E4H Environments for Health Architecture
Telehealth: Technology Brings Health Care To Rural Communities
Ideal for those in rural communities or for immobile patients, telehealth uses high-res videoconferencing to transmit charts, images, and other data, making specialists more accessible.
Telehealth, another approach to reaching those in a rural community, is a technology-driven solution that provides patients with healthcare consultations from the comfort of their own home or their local doctor’s office. Several healthcare providers are integrating this into their delivery of care. Telehealth includes high-resolution, secure, real-time videoconferencing and associated systems for securely transmitting medical images, charts, and other data. Telehealth is what makes specialists more accessible, with pervasive monitoring and decision-making support for other physicians on site. Telehealth also provides connections between microhospital staff and “home base” specialists 30 or 40 miles away, or with specialists at top academic medical centers. Generally, the only restriction on the use of telehealth is that the physician on the other end of the consultation must be licensed in the same state and credentialed at the microhospital where they are practicing.

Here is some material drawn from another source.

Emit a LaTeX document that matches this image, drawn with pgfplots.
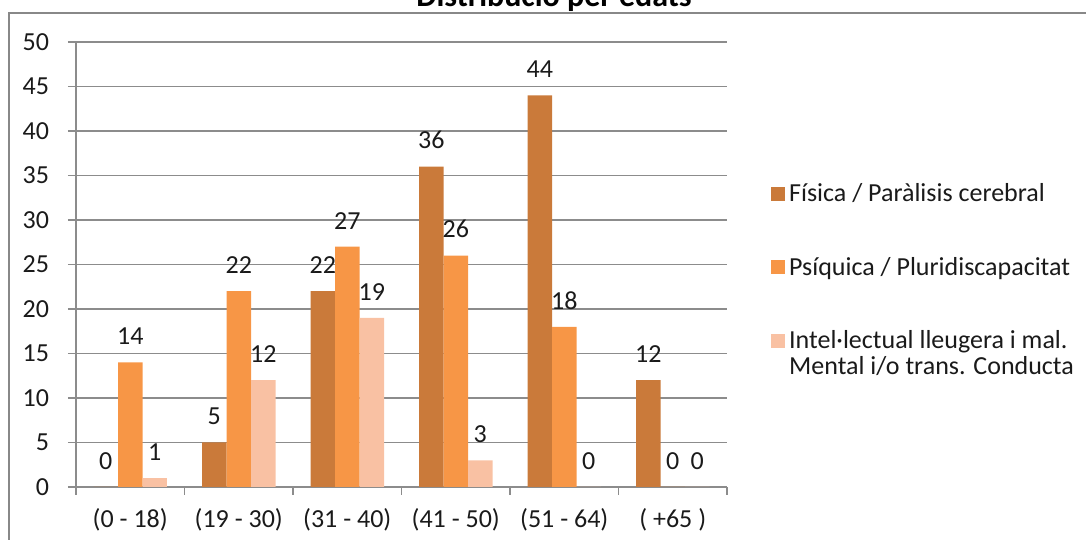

Telehealth is not limited to performing consultations in real time, nor to use by “peer to peer” physicians or medical teams. Many consulting physicians use store-and-forward systems that can batch several requests from multiple locations for e-consults into one group they can process and respond to in one session.
Telehealth is poised to grow significantly thanks to a new U.S. law enacted in February of this year. The House included the Senate’s Creating High-Quality Results and Outcomes Necessary to Improve Chronic (CHRONIC) Care Act of 2017 as part of an omnibus budget package signed by the president. The CHRONIC Care Act revises Medicare payment policies to expand telemedicine coverage for more people living with chronic conditions, and a wider population of patients presenting with symptoms of a potential stroke.

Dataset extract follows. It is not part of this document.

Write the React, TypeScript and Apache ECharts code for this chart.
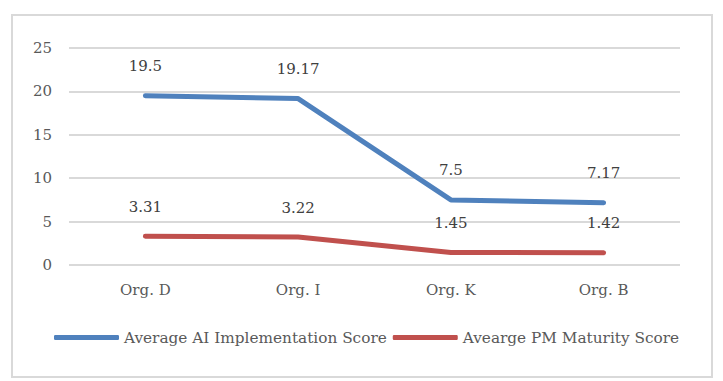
import React, { useEffect, useRef } from "react";
import * as echarts from "echarts";

const categories = ["Org. D", "Org. I", "Org. K", "Org. B"];
const aiScores = [19.5, 19.17, 7.5, 7.17];
const pmScores = [3.31, 3.22, 1.45, 1.42];
const seriesNames = ["Average AI Implementation Score", "Avearge PM Maturity Score"];

const FONT = "DejaVu Serif";

export default function App() {
  const ref = useRef<HTMLDivElement>(null);
  useEffect(() => {
    if (!ref.current) return;
    const chart = echarts.init(ref.current, undefined, { renderer: "svg" });
    const label = {
      show: true,
      position: "top" as const,
      distance: 22,
      color: "#404040",
      fontFamily: FONT,
      fontSize: 15,
    };
    chart.setOption({
      animation: false,
      backgroundColor: "#ffffff",
      graphic: [
        {
          type: "rect",
          shape: { x: 12, y: 15, width: 700, height: 362 },
          style: { fill: "none", stroke: "#d9d9d9", lineWidth: 2 },
          silent: true,
        },
      ],
      grid: { left: 69, right: 43, top: 48, bottom: 116 },
      xAxis: {
        type: "category",
        data: categories,
        boundaryGap: true,
        axisLine: { show: false },
        axisTick: { show: false },
        axisLabel: { color: "#595959", fontFamily: FONT, fontSize: 15, margin: 17 },
      },
      yAxis: {
        type: "value",
        min: 0,
        max: 25,
        interval: 5,
        axisLine: { show: false },
        axisTick: { show: false },
        axisLabel: { color: "#595959", fontFamily: FONT, fontSize: 15, margin: 17 },
        splitLine: { lineStyle: { color: "#d9d9d9", width: 2 } },
      },
      legend: {
        bottom: 31,
        left: 49,
        itemWidth: 65,
        itemHeight: 5,
        itemGap: 6,
        icon: "roundRect",
        textStyle: { color: "#595959", fontFamily: FONT, fontSize: 15.3 },
        data: seriesNames,
      },
      series: [
        {
          name: seriesNames[0],
          type: "line",
          data: aiScores,
          symbol: "circle",
          symbolSize: 0,
          showSymbol: true,
          color: "#4f81bd",
          lineStyle: { color: "#4f81bd", width: 5, cap: "round", join: "round" },
          label,
        },
        {
          name: seriesNames[1],
          type: "line",
          data: pmScores,
          symbol: "circle",
          symbolSize: 0,
          showSymbol: true,
          color: "#c0504d",
          lineStyle: { color: "#c0504d", width: 5, cap: "round", join: "round" },
          label,
        },
      ],
    });
    return () => chart.dispose();
  }, []);
  return (
    <div
      ref={ref}
      style={{ position: "fixed", left: 0, top: 0, width: 723, height: 381 }}
    />
  );
}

Under the new law, starting Jan. 1, 2019, providers across all parts of all 50 states will be able to bill Medicare for neurological consultations performed via telehealth. (Prior law restricted billing for telehealth stroke services to only medical facilities in rural areas.) Also, come 2020, Medicare Advantage plans will be able to offer telemedicine services to plan members with chronic conditions. The law requires the U.S. Department of Health and Human Services to collect public comment between now and November 30 on just which types of telehealth services Medicare Advantage could be authorized to cover.